In the team meeting room in the Georgia Tech football building, coach Geoff Collins assigns the youngest players to sit in the back. As they progress from freshmen to seniors, they move closer to the front of the room.
It’s a representation of the passage of time and also of time remaining.
“And really, the front row is all the older guys, the guys that have been here or have transferred in here with one year left, and the clock starts ticking,” Collins said Tuesday at his weekly news conference. “When you’re down in that front row, most of the time you’ve got one year left, and it really amps up.”
Among those nearest the front of the room are Yellow Jackets players such as safety Tariq Carpenter, defensive tackle Djimon Brooks, offensive linemen Devin Cochran, Kenny Cooper and Ryan Johnson and wide receiver Kyric McGowan – players who either returned to Tech to use their extra season of eligibility or transferred to Tech for that final season believing it could be special.
The Jackets’ 41-30 loss to Boston College on Saturday was their seventh loss against three wins. It ensured that Tech will not go to a bowl game and that the 2021 season, at least by standard definitions, will not be special. The Jackets’ aspirations had been to post a winning season, which would have been the first in Collins’ tenure. That missed opportunity, for all of his players but especially for his seniors, is not lost on Collins.
“Those guys, it’s getting close, and just how much we love them, how much we care about them and want them to have this experience be very powerful, and obviously, not getting the wins is frustrating,” Collins said. “And it’s hurtful, especially when you look at it from that lens, how much those guys mean to us and mean to me, as well.”
They enjoy benefits regardless of the team’s record. The players have continued their training, competed in the ACC for another season and attended classes on scholarship. But those aren’t the primary reasons they came back. As Johnson put it last winter, he envisioned a championship, a ring and a trophy at the end of the season.
“Just watching the guys really grow in the offseason has really given me a lot of confidence, has given me a lot of confirmation that I think that this was great that I came back,” Johnson said then. “Because I can really feel that I’m going to be a part of something special.”
Of course, perhaps every football player has similar aspirations for his team, and not all of them can be realized. Not that that is likely much consolation.
After Saturday’s loss, Carpenter spoke of his hurt because he had aspired to help return Tech to the heights it had once scaled, but his time to do so was just about up and the job would be left unfinished. The Jackets finish with games at Notre Dame (No. 9 in last week’s College Football Playoff selection committee rankings, to be updated Tuesday night) and Georgia (No. 1).

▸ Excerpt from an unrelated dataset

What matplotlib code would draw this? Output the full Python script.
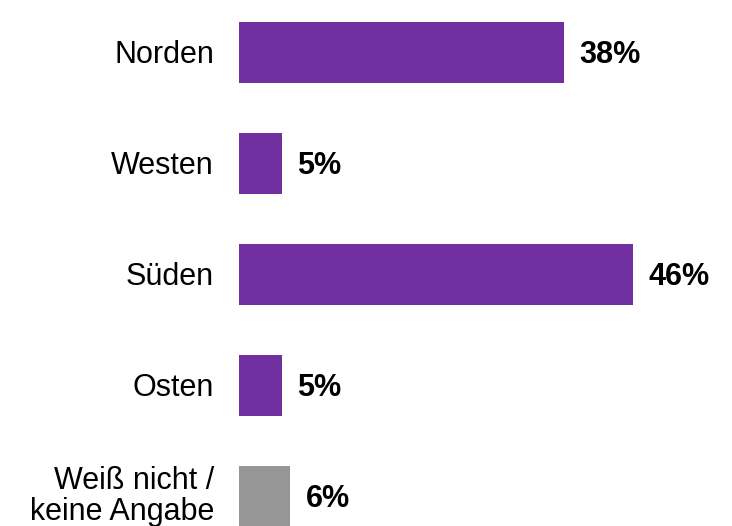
import matplotlib.pyplot as plt

plt.rcParams["font.family"] = ["Liberation Sans", "DejaVu Sans"]

categories = ["Norden", "Westen", "Süden", "Osten", "Weiß nicht /\nkeine Angabe"]
shares = [38, 5, 46, 5, 6]
colors = ["#7030A0", "#7030A0", "#7030A0", "#7030A0", "#969696"]

fig = plt.figure(figsize=(7.32, 5.26), dpi=100)
ax = fig.add_axes([239 / 732, 0, 471 / 732, 1])

pos = list(range(len(categories)))
ax.barh(pos, shares, height=0.55, color=colors)
ax.set_xlim(0, 55)
ax.set_ylim(4.266, -0.473)
ax.set_xticks([])
ax.set_yticks([])
for side in ax.spines.values():
    side.set_visible(False)

# category labels left of the bars
for y, name in zip(pos, categories):
    dy = 0 if "\n" in name else -2
    ax.annotate(name, (0, y), xytext=(-18, dy), textcoords="offset points",
                va="center", ha="right", fontsize=22, multialignment="right",
                linespacing=1.05, annotation_clip=False)

for y, v in zip(pos, shares):
    ax.annotate(f"{v}%", (v, y), xytext=(11, -2), textcoords="offset points",
                va="center", ha="left", fontsize=22, fontweight="bold")

fig.savefig("out.png", dpi=100)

“It just hurts that we’re not winning because we work so hard,” Carpenter said Saturday. “We go out there every single Saturday, put everything on the line.”

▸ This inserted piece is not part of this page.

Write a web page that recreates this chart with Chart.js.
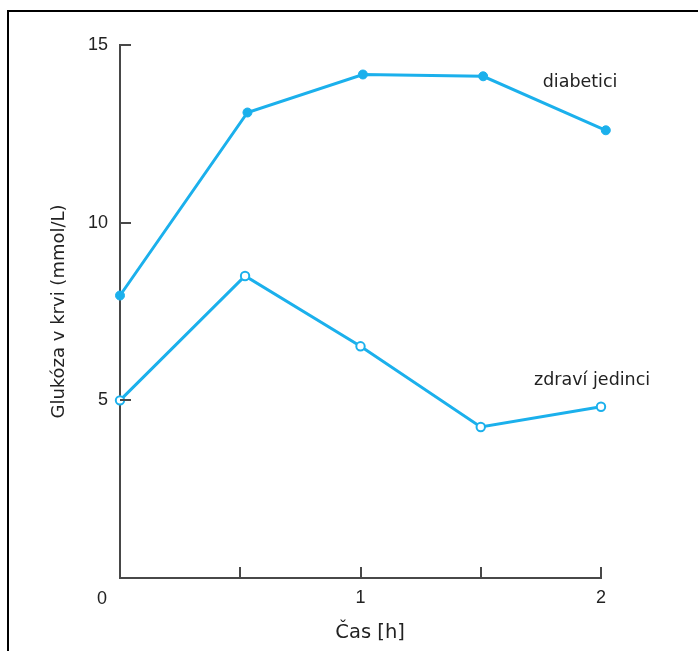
<!DOCTYPE html>
<html>
<head>
<meta charset="utf-8">
<script src="https://cdn.jsdelivr.net/npm/chart.js@4/dist/chart.umd.min.js"></script>
<style>
  html, body { margin: 0; padding: 0; background: #fff; }
  #wrap { position: relative; width: 698px; height: 651px; overflow: hidden; }
  #frame { position: absolute; left: 7px; top: 10px; width: 800px; height: 800px;
           border-left: 2px solid #000; border-top: 2px solid #000; box-sizing: border-box; }
  canvas { position: absolute; left: 0; top: 0; }
</style>
</head>
<body>
<div id="wrap">
  <div id="frame"></div>
  <canvas id="c" width="698" height="651"></canvas>
</div>
<script>
// ---- data ----
const seriesNames = ["diabetici", "zdraví jedinci"];
const diabeticiX = [0, 0.53, 1.01, 1.51, 2.02];
const diabeticiY = [7.95, 13.1, 14.17, 14.12, 12.6];
const zdraviX = [0, 0.52, 1.0, 1.5, 2.0];
const zdraviY = [5.0, 8.5, 6.52, 4.25, 4.82];
const xTickValues = [0, 0.5, 1, 1.5, 2];
const xTickLabels = ["0", "", "1", "", "2"];
const yTickValues = [5, 10, 15];
const yTickLabels = ["5", "10", "15"];
const xTitle = "Čas [h]";
const yTitle = "Glukóza v krvi (mmol/L)";
// label anchors in data coordinates
const seriesLabelX = [1.913, 1.963];
const seriesLabelY = [13.96, 5.57];
const xTitleAt = 1.04;

const BLUE = "#1bb0ec";
const AXIS = "#484848";
const TEXT = "#222";
const tickFont = { family: "Liberation Sans, Arial, sans-serif", size: 18 };
const titleFont = { family: "DejaVu Sans, sans-serif", size: 18 };

const toPts = (xs, ys) => xs.map((x, i) => ({ x: x, y: ys[i] }));

const decor = {
  id: "decor",
  afterDraw(chart) {
    const { ctx, scales: { x, y } } = chart;
    ctx.save();
    ctx.strokeStyle = AXIS;
    ctx.lineWidth = 2;
    // inward y ticks
    yTickValues.forEach(v => {
      const py = Math.round(y.getPixelForValue(v));
      ctx.beginPath();
      ctx.moveTo(x.left, py);
      ctx.lineTo(x.left + 11, py);
      ctx.stroke();
    });
    // inward x ticks
    xTickValues.forEach(v => {
      if (v === 0) return;
      const px = Math.round(x.getPixelForValue(v));
      ctx.beginPath();
      ctx.moveTo(px, y.bottom);
      ctx.lineTo(px, y.bottom - 11);
      ctx.stroke();
    });
    // origin label, shifted left
    ctx.fillStyle = TEXT;
    ctx.font = "18px Liberation Sans, Arial, sans-serif";
    ctx.textAlign = "center";
    ctx.textBaseline = "middle";
    ctx.fillText(xTickLabels[0], x.getPixelForValue(0) - 18, y.bottom + 21);
    // x axis title
    ctx.font = "19.5px DejaVu Sans, sans-serif";
    ctx.fillText(xTitle, x.getPixelForValue(xTitleAt), y.bottom + 55);
    // series labels
    ctx.font = "17.5px DejaVu Sans, sans-serif";
    seriesNames.forEach((n, i) => {
      ctx.fillText(n, x.getPixelForValue(seriesLabelX[i]), y.getPixelForValue(seriesLabelY[i]));
    });
    ctx.restore();
  }
};

new Chart(document.getElementById("c"), {
  type: "scatter",
  data: {
    datasets: [
      {
        label: seriesNames[0],
        data: toPts(diabeticiX, diabeticiY),
        showLine: true,
        borderColor: BLUE,
        backgroundColor: BLUE,
        borderWidth: 3,
        pointRadius: 4.5,
        pointBackgroundColor: BLUE,
        pointBorderColor: BLUE,
        pointBorderWidth: 1,
        clip: false
      },
      {
        label: seriesNames[1],
        data: toPts(zdraviX, zdraviY),
        showLine: true,
        borderColor: BLUE,
        backgroundColor: "#fff",
        borderWidth: 3,
        pointRadius: 4.2,
        pointBackgroundColor: "#fff",
        pointBorderColor: BLUE,
        pointBorderWidth: 2,
        clip: false
      }
    ]
  },
  options: {
    responsive: false,
    animation: false,
    events: [],
    layout: { padding: { left: 0, top: 45, right: 97, bottom: 0 } },
    plugins: { legend: { display: false }, tooltip: { enabled: false } },
    scales: {
      x: {
        type: "linear",
        min: 0, max: 2,
        afterFit(s) { s.height = 73; },
        afterBuildTicks(s) { s.ticks = xTickValues.map(v => ({ value: v })); },
        ticks: {
          color: TEXT,
          font: tickFont,
          padding: 9,
          maxRotation: 0,
          autoSkip: false,
          callback: (v) => { const i = xTickValues.indexOf(v); return i > 0 ? xTickLabels[i] : ""; }
        },
        grid: { display: true, drawOnChartArea: false, drawTicks: false },
        border: { display: true, color: AXIS, width: 2 },
        title: { display: false, text: xTitle }
      },
      y: {
        type: "linear",
        min: 0, max: 15,
        afterFit(s) { s.width = 120; },
        afterBuildTicks(s) { s.ticks = yTickValues.map(v => ({ value: v })); },
        ticks: {
          color: TEXT,
          font: tickFont,
          padding: 12,
          autoSkip: false,
          callback: (v) => { const i = yTickValues.indexOf(v); return i >= 0 ? yTickLabels[i] : ""; }
        },
        grid: { display: true, drawOnChartArea: false, drawTicks: false },
        border: { display: true, color: AXIS, width: 2 },
        title: { display: true, text: yTitle, color: TEXT, font: titleFont, padding: { top: 49, bottom: 0 } }
      }
    }
  },
  plugins: [decor]
});
</script>
</body>
</html>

Collins said that there are 14 players on the team on the travel roster who were at his first offseason workout after his hire in December 2018. Collins met with that group on Friday morning, he said, “talking about how much each one of them meant to this program, meant to me personally,” he said.
The meeting got emotional, Collins added.
“You hurt for them,” he said.
As has become a familiar element of his Tuesday news conference, Collins went over the handful of plays from Saturday’s game that separated the Jackets from victory. Out of Tech’s seven losses, the Jackets have had a chance to either tie the score or take the lead in the fourth quarter in six of them, including Saturday’s.
Against Boston College, they included penalties, an interception, three Boston College third-down pass completions and a missed extra-point try.
“But just finding a way to win close games, that’s been the story of the year,” Collins said. “And, obviously, nobody’s more frustrated, disappointed, finding every single way to find those one or two plays that are the difference in us winning or losing.”
Collins shared a quote attributed to the late Bobby Bowden that a friend had shared with him regarding building a successful team.
“Sometimes you’re going to start off by losing by a lot,” he said. “Then you close the gap and you start losing close games. Then you start winning close games. Then you start winning big games. Unfortunately, we’re still in that (second) phase, trying to get over that hump. But we’re closer than we are far away.”